Work instructions
Your task is to repeat all of the data exactly while excluding the pictures.
-- -- --
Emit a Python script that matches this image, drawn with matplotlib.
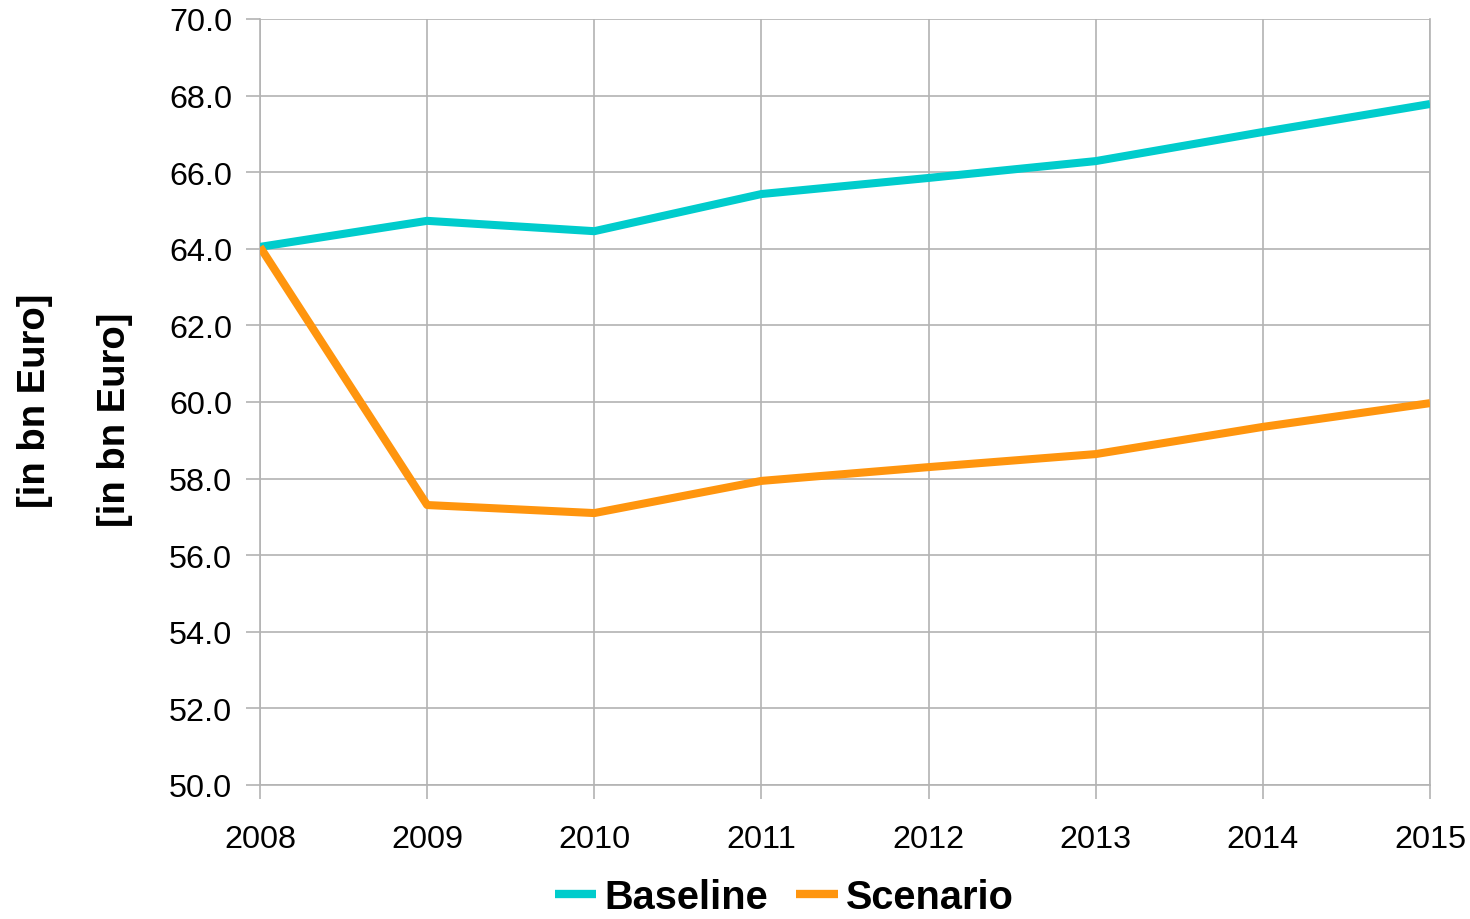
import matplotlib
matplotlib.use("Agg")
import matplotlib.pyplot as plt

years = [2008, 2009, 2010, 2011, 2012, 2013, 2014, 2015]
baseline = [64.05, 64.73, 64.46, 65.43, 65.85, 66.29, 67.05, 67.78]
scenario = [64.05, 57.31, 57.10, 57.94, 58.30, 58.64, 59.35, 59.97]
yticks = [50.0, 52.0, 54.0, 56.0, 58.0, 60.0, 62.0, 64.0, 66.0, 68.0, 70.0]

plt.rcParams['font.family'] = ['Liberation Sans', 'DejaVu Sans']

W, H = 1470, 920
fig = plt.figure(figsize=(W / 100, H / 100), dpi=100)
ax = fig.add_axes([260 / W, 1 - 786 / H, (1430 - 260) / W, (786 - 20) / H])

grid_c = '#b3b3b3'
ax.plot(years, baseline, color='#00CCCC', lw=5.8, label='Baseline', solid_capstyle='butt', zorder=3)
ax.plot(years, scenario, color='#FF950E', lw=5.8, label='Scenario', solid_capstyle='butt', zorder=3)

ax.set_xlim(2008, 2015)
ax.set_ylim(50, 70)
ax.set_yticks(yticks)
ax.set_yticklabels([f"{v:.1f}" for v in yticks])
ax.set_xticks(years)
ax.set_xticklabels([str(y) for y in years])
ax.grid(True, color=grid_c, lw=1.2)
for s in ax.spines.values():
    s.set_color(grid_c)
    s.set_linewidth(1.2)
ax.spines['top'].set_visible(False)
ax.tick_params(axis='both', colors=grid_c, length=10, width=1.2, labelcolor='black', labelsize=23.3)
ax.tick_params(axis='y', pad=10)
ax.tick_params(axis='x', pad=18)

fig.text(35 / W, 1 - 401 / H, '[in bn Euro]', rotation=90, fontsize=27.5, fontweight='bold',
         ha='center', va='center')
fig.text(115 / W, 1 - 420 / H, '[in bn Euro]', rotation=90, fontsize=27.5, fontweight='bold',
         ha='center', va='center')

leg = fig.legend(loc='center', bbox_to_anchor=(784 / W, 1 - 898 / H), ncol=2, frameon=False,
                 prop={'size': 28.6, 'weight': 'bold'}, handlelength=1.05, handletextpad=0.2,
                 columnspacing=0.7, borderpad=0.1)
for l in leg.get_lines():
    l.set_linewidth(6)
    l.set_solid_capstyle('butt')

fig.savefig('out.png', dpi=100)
-- -- --
Final result
Emit a Python script that matches this image, drawn with matplotlib.
import matplotlib
matplotlib.use("Agg")
import matplotlib.pyplot as plt

years = [2008, 2009, 2010, 2011, 2012, 2013, 2014, 2015]
baseline = [64.05, 64.73, 64.46, 65.43, 65.85, 66.29, 67.05, 67.78]
scenario = [64.05, 57.31, 57.10, 57.94, 58.30, 58.64, 59.35, 59.97]
yticks = [50.0, 52.0, 54.0, 56.0, 58.0, 60.0, 62.0, 64.0, 66.0, 68.0, 70.0]

plt.rcParams['font.family'] = ['Liberation Sans', 'DejaVu Sans']

W, H = 1470, 920
fig = plt.figure(figsize=(W / 100, H / 100), dpi=100)
ax = fig.add_axes([260 / W, 1 - 786 / H, (1430 - 260) / W, (786 - 20) / H])

grid_c = '#b3b3b3'
ax.plot(years, baseline, color='#00CCCC', lw=5.8, label='Baseline', solid_capstyle='butt', zorder=3)
ax.plot(years, scenario, color='#FF950E', lw=5.8, label='Scenario', solid_capstyle='butt', zorder=3)

ax.set_xlim(2008, 2015)
ax.set_ylim(50, 70)
ax.set_yticks(yticks)
ax.set_yticklabels([f"{v:.1f}" for v in yticks])
ax.set_xticks(years)
ax.set_xticklabels([str(y) for y in years])
ax.grid(True, color=grid_c, lw=1.2)
for s in ax.spines.values():
    s.set_color(grid_c)
    s.set_linewidth(1.2)
ax.spines['top'].set_visible(False)
ax.tick_params(axis='both', colors=grid_c, length=10, width=1.2, labelcolor='black', labelsize=23.3)
ax.tick_params(axis='y', pad=10)
ax.tick_params(axis='x', pad=18)

fig.text(35 / W, 1 - 401 / H, '[in bn Euro]', rotation=90, fontsize=27.5, fontweight='bold',
         ha='center', va='center')
fig.text(115 / W, 1 - 420 / H, '[in bn Euro]', rotation=90, fontsize=27.5, fontweight='bold',
         ha='center', va='center')

leg = fig.legend(loc='center', bbox_to_anchor=(784 / W, 1 - 898 / H), ncol=2, frameon=False,
                 prop={'size': 28.6, 'weight': 'bold'}, handlelength=1.05, handletextpad=0.2,
                 columnspacing=0.7, borderpad=0.1)
for l in leg.get_lines():
    l.set_linewidth(6)
    l.set_solid_capstyle('butt')

fig.savefig('out.png', dpi=100)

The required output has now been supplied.